Tristão também afirma que é muito dedicado, mas que o ensino remoto atrapalha a relação entre alunos e docentes.
— Tenho carinho muito grande pelos guris. Eu me despedi deles na última aula e teve aluno que não queria. É uma pena, mas bola pra frente — diz.
Questionado sobre a decisão da comissão da Escola de Engenharia para solicitar a abertura de processo administrativo disciplinar, Tristão diz que isso não o preocupa.
— Minha preocupação são os alunos. Dou aula porque gosto e sinto o dever cumprido. Não vejo onde usar a palavra "cacete" possa desmerecer, tem gente até do alto escalão que usa. Olha o linguajar de tanta gente. E eu fazendo um esforço para ensinar — afirma.

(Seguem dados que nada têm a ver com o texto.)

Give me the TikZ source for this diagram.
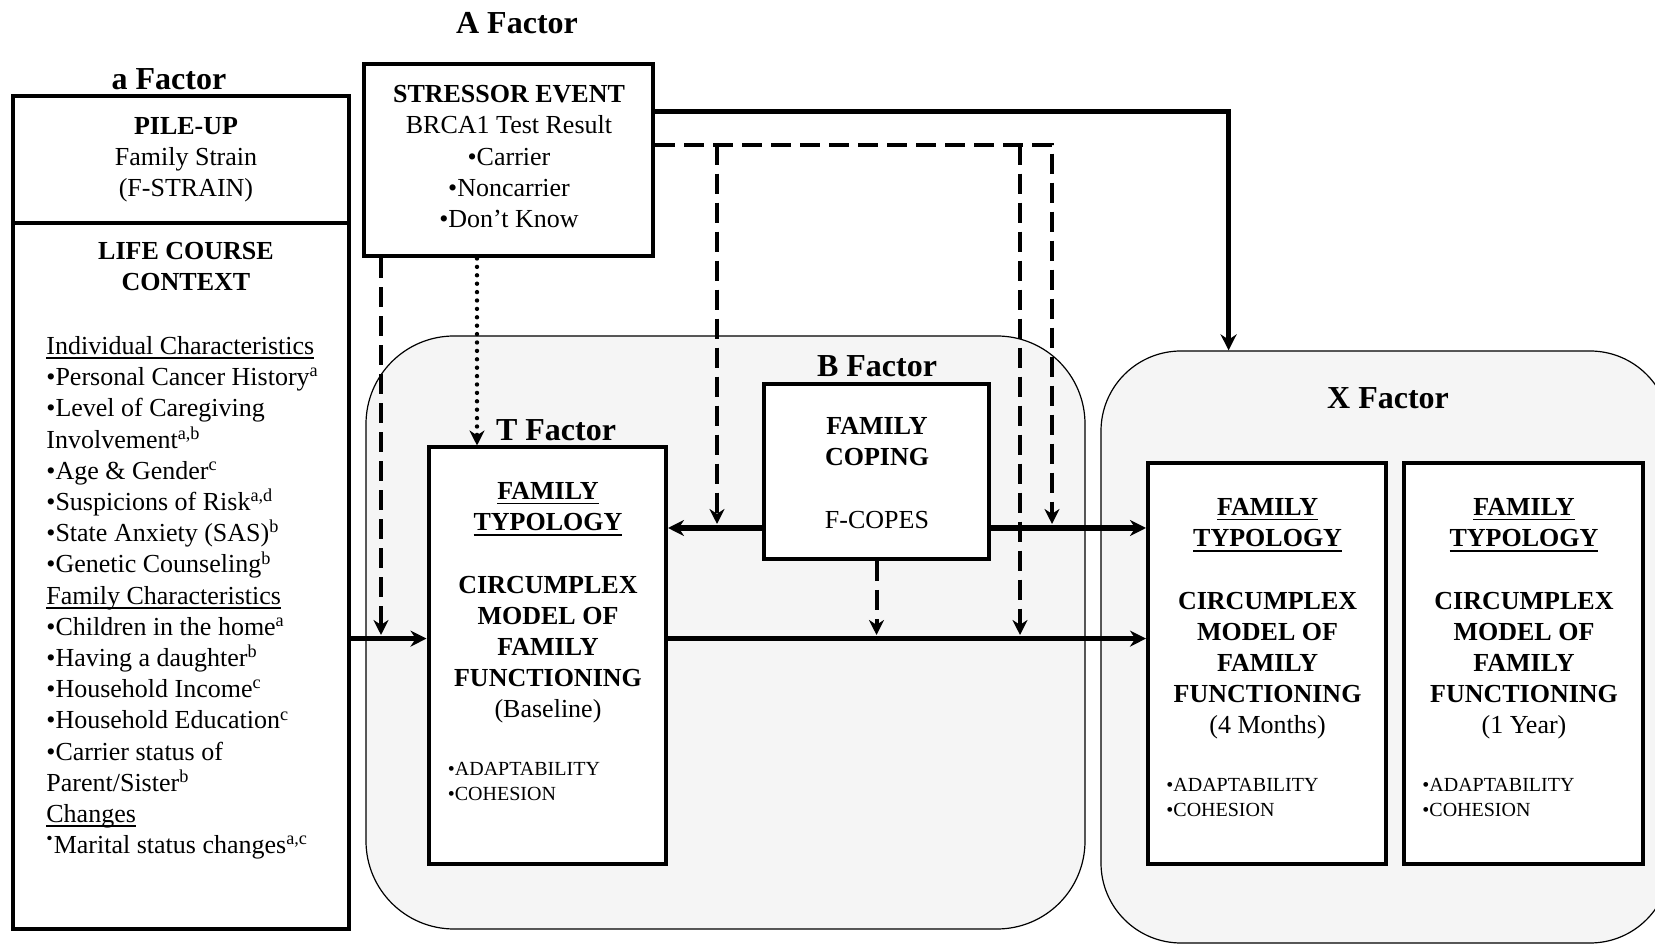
\documentclass[tikz,border=0pt]{standalone}
\usepackage{fontspec}
\setmainfont{Liberation Serif}
\usetikzlibrary{arrows.meta}
\newsavebox\ulbox
\newcommand\myul[1]{\sbox\ulbox{#1}\rlap{\rule[-2.4pt]{\wd\ulbox}{0.9pt}}\usebox\ulbox}
\begin{document}
\begin{tikzpicture}[x=0.5pt,y=-0.5pt,
  box/.style={draw,line width=2pt,fill=white,inner sep=0pt},
  grp/.style={draw,line width=0.6pt,fill=black!4,inner sep=0pt},
  hd/.style={font=\fontsize{16}{19}\selectfont\bfseries,inner sep=0pt},
  txt/.style={font=\fontsize{13}{15.6}\selectfont,inner sep=0pt,align=center,anchor=north},
  lst/.style={font=\fontsize{13}{15.6}\selectfont,inner sep=0pt,align=left,anchor=north west},
  sm/.style={font=\fontsize{10}{12.5}\selectfont,inner sep=0pt,align=left,anchor=north west},
  solidarr/.style={line width=2.6pt,-{Stealth[length=8pt,width=8pt]}},
  dasharr/.style={line width=2pt,dash pattern=on 10pt off 4.5pt,-{Stealth[length=7.5pt,width=7.5pt]}},
  dotarr/.style={line width=2.2pt,line cap=round,dash pattern=on 0pt off 4.2pt,-{Stealth[length=7.5pt,width=7.5pt]}},
]
\useasboundingbox (0,0) rectangle (1655,945);
\clip (0,0) rectangle (1655,945);

% group backgrounds
\node[grp,rounded corners=44pt,minimum width=359.5pt,minimum height=296.5pt] (tb) at (725.5,632.5) {};
\node[grp,rounded corners=40pt,minimum width=284.5pt,minimum height=296pt] (xg) at (1385.5,647) {};

% headings
\node[hd] (hA) at (517,23) {A Factor};
\node[hd] (ha) at (169,79) {a Factor};
\node[hd] (hB) at (877,366) {B Factor};
\node[hd] (hT) at (556,430) {T Factor};
\node[hd] (hX) at (1388,398) {X Factor};

% boxes
\node[box,minimum width=168pt,minimum height=416.5pt] (lbox) at (181,512.5) {};
\draw[line width=2pt] (lbox.west |- 0,223) -- (lbox.east |- 0,223);
\node[box,minimum width=144.5pt,minimum height=96.25pt] (se) at (508.5,160.25) {};
\node[box,minimum width=118.75pt,minimum height=208.5pt] (tbox) at (547.25,656) {};
\node[box,minimum width=112.5pt,minimum height=87.5pt] (bc) at (876.5,471.5) {};
\node[box,minimum width=119pt,minimum height=200.75pt] (x1) at (1267,663.75) {};
\node[box,minimum width=119.5pt,minimum height=200.75pt] (x2) at (1523.5,663.75) {};

% texts
\node[txt] (tpile) at (186,117) {\textbf{PILE-UP}\\Family Strain\\(F-STRAIN)};
\node[txt] (tlife) at (186,242) {\textbf{LIFE COURSE}\\\textbf{CONTEXT}};
\node[lst] (tlist) at (46,336) {\myul{Individual Characteristics}\\
•Personal Cancer History\textsuperscript{a}\\
•Level of Caregiving\\
Involvement\textsuperscript{a,b}\\
•Age \& Gender\textsuperscript{c}\\
•Suspicions of Risk\textsuperscript{a,d}\\
•State Anxiety (SAS)\textsuperscript{b}\\
•Genetic Counseling\textsuperscript{b}\\
\myul{Family Characteristics}\\
•Children in the home\textsuperscript{a}\\
•Having a daughter\textsuperscript{b}\\
•Household Income\textsuperscript{c}\\
•Household Education\textsuperscript{c}\\
•Carrier status of\\
Parent/Sister\textsuperscript{b}\\
\myul{Changes}\\
\textsuperscript{•}Marital status changes\textsuperscript{a,c}};
\node[txt] (tse) at (509,85) {\textbf{STRESSOR EVENT}\\BRCA1 Test Result\\•Carrier\\•Noncarrier\\•Don’t Know};
\node[txt,font=\fontsize{13}{15.6}\selectfont\bfseries] (ttb) at (548,482) {\myul{FAMILY}\\\myul{TYPOLOGY}\\[15.6pt]CIRCUMPLEX\\MODEL OF\\FAMILY\\FUNCTIONING\\\textnormal{(Baseline)}};
\node[txt,font=\fontsize{13}{15.6}\selectfont\bfseries] (tbc) at (877,417) {FAMILY\\COPING\\[15.6pt]\textnormal{F-COPES}};
\node[txt,font=\fontsize{13}{15.6}\selectfont\bfseries] (tx1) at (1267.6,498) {\myul{FAMILY}\\\myul{TYPOLOGY}\\[15.6pt]CIRCUMPLEX\\MODEL OF\\FAMILY\\FUNCTIONING\\\textnormal{(4 Months)}};
\node[txt,font=\fontsize{13}{15.6}\selectfont\bfseries] (tx2) at (1524,498) {\myul{FAMILY}\\\myul{TYPOLOGY}\\[15.6pt]CIRCUMPLEX\\MODEL OF\\FAMILY\\FUNCTIONING\\\textnormal{(1 Year)}};
\node[sm] (stb) at (447.5,761.5) {•ADAPTABILITY\\•COHESION};
\node[sm] (sx1) at (1166,777.5) {•ADAPTABILITY\\•COHESION};
\node[sm] (sx2) at (1422,777.5) {•ADAPTABILITY\\•COHESION};

% coordinates
\coordinate (yU) at (0,528);
\coordinate (yL) at (0,638.6);
\coordinate (yUa) at (0,524);
\coordinate (yLa) at (0,635);
\coordinate (ytop) at (0,111.7);
\coordinate (ydash) at (0,144.6);
\coordinate (c381) at (381,0);
\coordinate (c477) at (477,0);
\coordinate (c717) at (717,0);
\coordinate (c1020) at (1020,0);
\coordinate (c1052) at (1052,0);
\coordinate (c1228) at (1228.6,0);

% solid arrows
\draw[solidarr] (se.east |- ytop) -| (c1228 |- xg.north);
\draw[solidarr] (lbox.east |- yL) -- (tbox.west |- yL);
\draw[solidarr] (tbox.east |- yL) -- (x1.west |- yL);
\draw[solidarr] (bc.west |- yU) -- (tbox.east |- yU);
\draw[solidarr] (bc.east |- yU) -- (x1.west |- yU);

% dashed arrows
\draw[dasharr] (se.east |- ydash) -| (c1052 |- yUa);
\draw[dasharr] (c717 |- ydash) -- (c717 |- yUa);
\draw[dasharr] (c1020 |- ydash) -- (c1020 |- yLa);
\draw[dasharr] (c381 |- se.south) -- (c381 |- yLa);
\draw[dasharr] (bc.south) -- (bc.south |- yLa);
\draw[dotarr] (c477 |- se.south) -- (c477 |- tbox.north);
\end{tikzpicture}
\end{document}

A reportagem solicitou à assessoria de comunicação da UFRGS quantos processos administrativos e reclamações na Ouvidoria há contra o docente, mas a universidade afirmou que “as informações de processos e reclamações contra o professor são temas pessoais que não podem ser divulgados”.
A negativa não tem fundamento na visão de Paulo Doering, advogado especializado em Direito Administrativo e sócio do escritório Doering & Darcie, de Porto Alegre. Segundo ele, seria uma proteção demasiadamente desproporcional contra qualquer servidor público.
— Eventualmente, em função do teor do processo, é que se poderia sustentar o sigilo — opina Doering.
Tristão foi filmado durante aula para alunos da Engenharia, na qual grita com estudantes que lhe fazem perguntas.
Segundo estudantes e colegas, Tristão tem histórico de ser impaciente. Em entrevista a GZH, o professor diz que se dá bem com alunos, destaca que foi paraninfo três vezes nos últimos anos e que é rigoroso, mas que incentiva estudantes a crescerem intelectualmente.